- **EXERCISE AIM**: Write the lines out exactly as they stand, from the one containing "Give me the seaborn" through the one containing "ax.set_axisbelow(True)", and only those. Omit pictures.

- **DATA FOR THIS TASK**:
════════
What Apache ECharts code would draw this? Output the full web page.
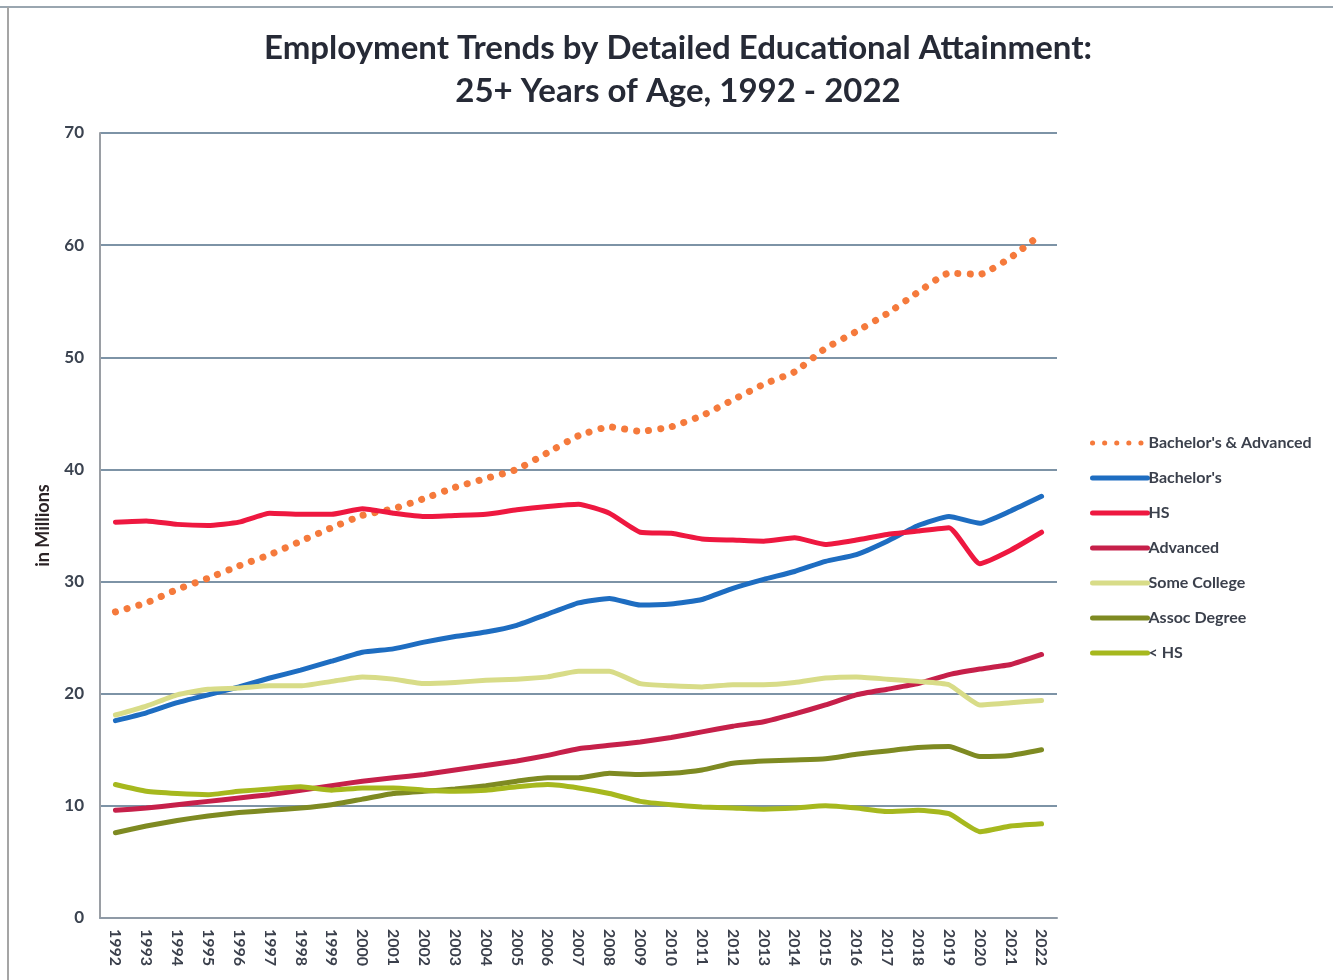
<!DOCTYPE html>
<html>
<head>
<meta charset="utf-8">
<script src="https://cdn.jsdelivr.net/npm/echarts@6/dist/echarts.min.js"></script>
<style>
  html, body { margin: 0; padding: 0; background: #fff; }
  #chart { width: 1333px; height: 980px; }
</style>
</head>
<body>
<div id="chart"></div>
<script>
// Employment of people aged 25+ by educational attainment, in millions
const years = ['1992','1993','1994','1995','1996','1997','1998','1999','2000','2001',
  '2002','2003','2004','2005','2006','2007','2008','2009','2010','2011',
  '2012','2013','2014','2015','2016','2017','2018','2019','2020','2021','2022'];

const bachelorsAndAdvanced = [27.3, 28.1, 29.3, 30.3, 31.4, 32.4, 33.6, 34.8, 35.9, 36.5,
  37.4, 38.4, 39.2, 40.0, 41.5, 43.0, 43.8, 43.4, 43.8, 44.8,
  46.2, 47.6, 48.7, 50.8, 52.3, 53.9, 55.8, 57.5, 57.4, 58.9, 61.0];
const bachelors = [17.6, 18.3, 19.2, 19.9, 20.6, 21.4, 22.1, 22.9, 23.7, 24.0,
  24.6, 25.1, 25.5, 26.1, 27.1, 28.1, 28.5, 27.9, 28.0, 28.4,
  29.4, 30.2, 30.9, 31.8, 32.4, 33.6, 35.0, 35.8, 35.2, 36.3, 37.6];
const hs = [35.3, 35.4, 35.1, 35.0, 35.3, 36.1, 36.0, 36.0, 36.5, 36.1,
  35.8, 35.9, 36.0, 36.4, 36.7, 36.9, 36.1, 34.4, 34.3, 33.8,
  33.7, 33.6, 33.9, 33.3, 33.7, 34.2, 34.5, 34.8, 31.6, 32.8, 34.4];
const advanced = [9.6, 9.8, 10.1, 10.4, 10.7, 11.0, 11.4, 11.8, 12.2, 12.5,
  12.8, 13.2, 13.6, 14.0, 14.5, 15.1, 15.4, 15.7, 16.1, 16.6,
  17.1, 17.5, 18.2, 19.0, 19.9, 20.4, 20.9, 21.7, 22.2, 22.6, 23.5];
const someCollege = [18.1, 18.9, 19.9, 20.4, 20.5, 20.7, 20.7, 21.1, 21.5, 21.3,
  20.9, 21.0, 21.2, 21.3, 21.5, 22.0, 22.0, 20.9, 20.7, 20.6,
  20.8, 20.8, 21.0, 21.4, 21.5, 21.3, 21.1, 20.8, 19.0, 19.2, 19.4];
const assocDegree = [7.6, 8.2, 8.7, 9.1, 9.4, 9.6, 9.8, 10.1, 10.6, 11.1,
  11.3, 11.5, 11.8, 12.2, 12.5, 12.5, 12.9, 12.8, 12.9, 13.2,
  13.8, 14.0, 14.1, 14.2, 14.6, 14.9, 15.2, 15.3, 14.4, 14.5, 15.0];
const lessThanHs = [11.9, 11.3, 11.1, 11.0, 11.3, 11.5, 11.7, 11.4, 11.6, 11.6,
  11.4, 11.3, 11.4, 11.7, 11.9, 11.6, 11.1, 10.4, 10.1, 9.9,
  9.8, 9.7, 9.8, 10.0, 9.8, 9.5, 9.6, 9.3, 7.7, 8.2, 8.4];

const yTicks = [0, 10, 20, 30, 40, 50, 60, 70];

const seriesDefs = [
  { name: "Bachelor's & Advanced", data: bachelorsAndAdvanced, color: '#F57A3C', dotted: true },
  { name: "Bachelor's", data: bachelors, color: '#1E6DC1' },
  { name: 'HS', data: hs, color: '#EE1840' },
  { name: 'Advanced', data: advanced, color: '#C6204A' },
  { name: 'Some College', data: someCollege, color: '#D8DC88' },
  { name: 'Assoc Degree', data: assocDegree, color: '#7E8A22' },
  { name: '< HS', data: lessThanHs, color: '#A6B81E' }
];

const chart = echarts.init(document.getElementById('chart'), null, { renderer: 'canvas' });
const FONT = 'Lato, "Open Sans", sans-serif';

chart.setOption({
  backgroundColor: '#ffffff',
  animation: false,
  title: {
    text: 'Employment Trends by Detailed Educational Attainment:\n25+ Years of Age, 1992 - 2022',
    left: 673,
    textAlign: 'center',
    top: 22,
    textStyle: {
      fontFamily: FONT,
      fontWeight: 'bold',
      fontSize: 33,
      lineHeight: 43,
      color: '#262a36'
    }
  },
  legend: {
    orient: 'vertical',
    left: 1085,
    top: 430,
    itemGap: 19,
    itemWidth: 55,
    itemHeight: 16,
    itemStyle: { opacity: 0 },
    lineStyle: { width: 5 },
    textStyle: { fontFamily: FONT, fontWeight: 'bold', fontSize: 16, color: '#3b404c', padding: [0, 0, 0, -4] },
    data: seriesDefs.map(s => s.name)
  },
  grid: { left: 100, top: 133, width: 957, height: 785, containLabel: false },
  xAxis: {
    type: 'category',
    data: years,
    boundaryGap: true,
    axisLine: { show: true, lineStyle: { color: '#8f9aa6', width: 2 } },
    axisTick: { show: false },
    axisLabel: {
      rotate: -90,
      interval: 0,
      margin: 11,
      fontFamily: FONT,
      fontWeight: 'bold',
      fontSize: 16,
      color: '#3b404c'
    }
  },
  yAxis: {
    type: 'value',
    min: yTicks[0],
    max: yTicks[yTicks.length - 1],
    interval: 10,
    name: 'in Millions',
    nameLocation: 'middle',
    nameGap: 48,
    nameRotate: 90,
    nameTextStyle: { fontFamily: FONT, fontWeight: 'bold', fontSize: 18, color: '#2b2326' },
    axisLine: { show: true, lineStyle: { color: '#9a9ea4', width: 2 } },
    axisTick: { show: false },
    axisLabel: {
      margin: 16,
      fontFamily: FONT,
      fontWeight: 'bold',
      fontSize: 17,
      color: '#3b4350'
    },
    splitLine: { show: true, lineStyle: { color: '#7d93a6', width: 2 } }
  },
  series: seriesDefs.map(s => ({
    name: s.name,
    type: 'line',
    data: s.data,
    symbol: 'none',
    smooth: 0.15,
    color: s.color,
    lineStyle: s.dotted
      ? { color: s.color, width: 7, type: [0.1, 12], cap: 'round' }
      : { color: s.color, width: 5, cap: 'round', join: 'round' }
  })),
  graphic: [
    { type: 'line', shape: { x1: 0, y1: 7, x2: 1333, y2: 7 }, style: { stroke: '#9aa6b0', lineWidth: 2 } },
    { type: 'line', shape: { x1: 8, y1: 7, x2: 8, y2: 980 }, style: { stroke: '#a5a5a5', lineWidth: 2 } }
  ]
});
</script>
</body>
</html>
════════
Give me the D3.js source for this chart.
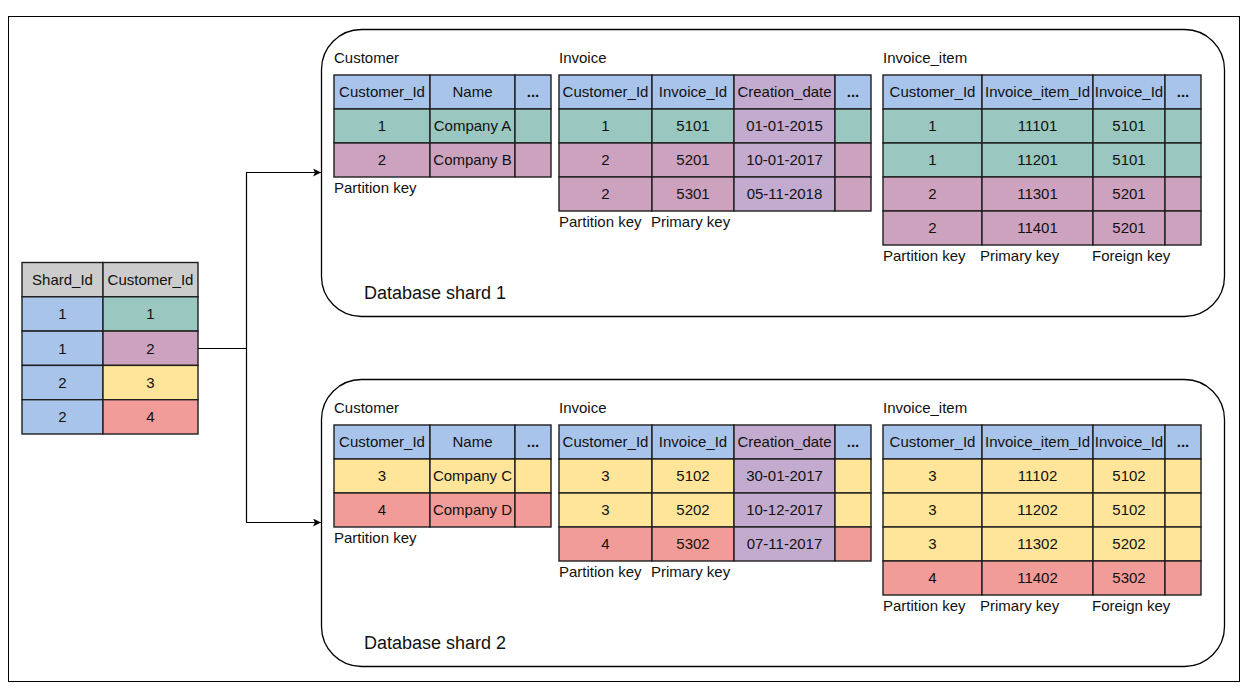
════════
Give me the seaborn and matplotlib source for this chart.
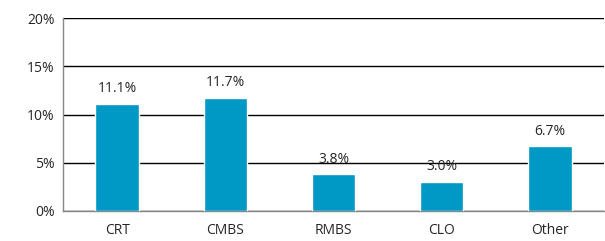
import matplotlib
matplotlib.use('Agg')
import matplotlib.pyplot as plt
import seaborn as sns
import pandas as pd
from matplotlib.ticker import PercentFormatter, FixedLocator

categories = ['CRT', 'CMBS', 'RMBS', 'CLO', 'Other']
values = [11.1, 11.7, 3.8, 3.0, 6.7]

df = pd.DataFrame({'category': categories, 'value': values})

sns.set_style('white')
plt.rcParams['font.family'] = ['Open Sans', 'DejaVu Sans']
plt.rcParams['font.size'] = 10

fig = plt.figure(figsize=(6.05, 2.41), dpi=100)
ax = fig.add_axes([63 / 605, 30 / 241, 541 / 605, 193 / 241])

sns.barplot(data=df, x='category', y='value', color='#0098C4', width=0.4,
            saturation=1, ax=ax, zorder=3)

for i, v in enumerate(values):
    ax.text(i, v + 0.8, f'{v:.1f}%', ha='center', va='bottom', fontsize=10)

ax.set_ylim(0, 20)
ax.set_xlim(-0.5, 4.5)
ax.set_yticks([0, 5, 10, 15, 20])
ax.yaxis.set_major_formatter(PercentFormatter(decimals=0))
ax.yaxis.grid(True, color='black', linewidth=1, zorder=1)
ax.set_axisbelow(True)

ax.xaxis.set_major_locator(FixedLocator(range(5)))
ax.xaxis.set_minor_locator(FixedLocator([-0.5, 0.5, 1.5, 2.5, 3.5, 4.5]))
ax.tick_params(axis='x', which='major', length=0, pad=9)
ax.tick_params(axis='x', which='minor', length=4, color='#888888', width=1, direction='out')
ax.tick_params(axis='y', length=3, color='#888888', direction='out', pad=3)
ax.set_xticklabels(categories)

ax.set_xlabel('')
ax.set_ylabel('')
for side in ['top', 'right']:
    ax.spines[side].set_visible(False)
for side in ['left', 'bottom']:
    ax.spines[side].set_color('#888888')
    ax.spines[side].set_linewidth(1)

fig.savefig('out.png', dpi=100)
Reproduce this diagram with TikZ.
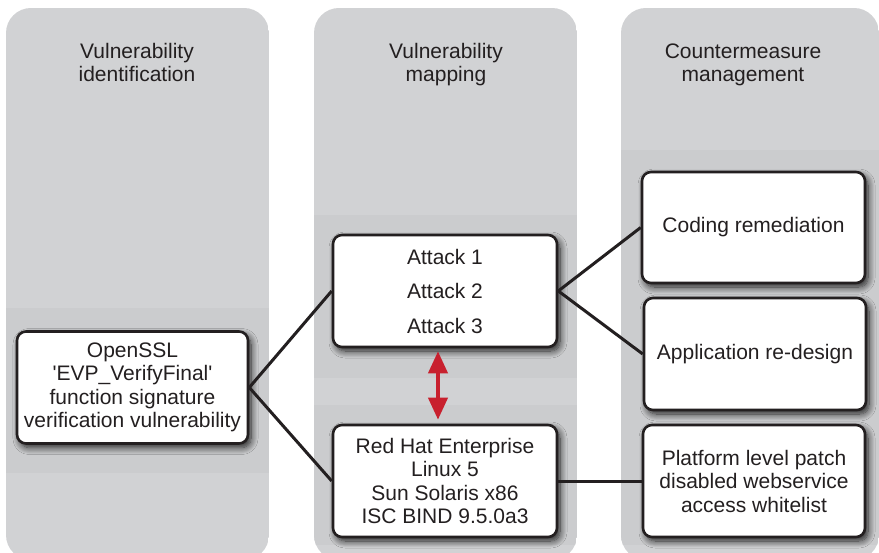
════════
- **TASK OUTPUT**:
Give me the seaborn and matplotlib source for this chart.
import matplotlib
matplotlib.use('Agg')
import matplotlib.pyplot as plt
import seaborn as sns
import pandas as pd
from matplotlib.ticker import PercentFormatter, FixedLocator

categories = ['CRT', 'CMBS', 'RMBS', 'CLO', 'Other']
values = [11.1, 11.7, 3.8, 3.0, 6.7]

df = pd.DataFrame({'category': categories, 'value': values})

sns.set_style('white')
plt.rcParams['font.family'] = ['Open Sans', 'DejaVu Sans']
plt.rcParams['font.size'] = 10

fig = plt.figure(figsize=(6.05, 2.41), dpi=100)
ax = fig.add_axes([63 / 605, 30 / 241, 541 / 605, 193 / 241])

sns.barplot(data=df, x='category', y='value', color='#0098C4', width=0.4,
            saturation=1, ax=ax, zorder=3)

for i, v in enumerate(values):
    ax.text(i, v + 0.8, f'{v:.1f}%', ha='center', va='bottom', fontsize=10)

ax.set_ylim(0, 20)
ax.set_xlim(-0.5, 4.5)
ax.set_yticks([0, 5, 10, 15, 20])
ax.yaxis.set_major_formatter(PercentFormatter(decimals=0))
ax.yaxis.grid(True, color='black', linewidth=1, zorder=1)
ax.set_axisbelow(True)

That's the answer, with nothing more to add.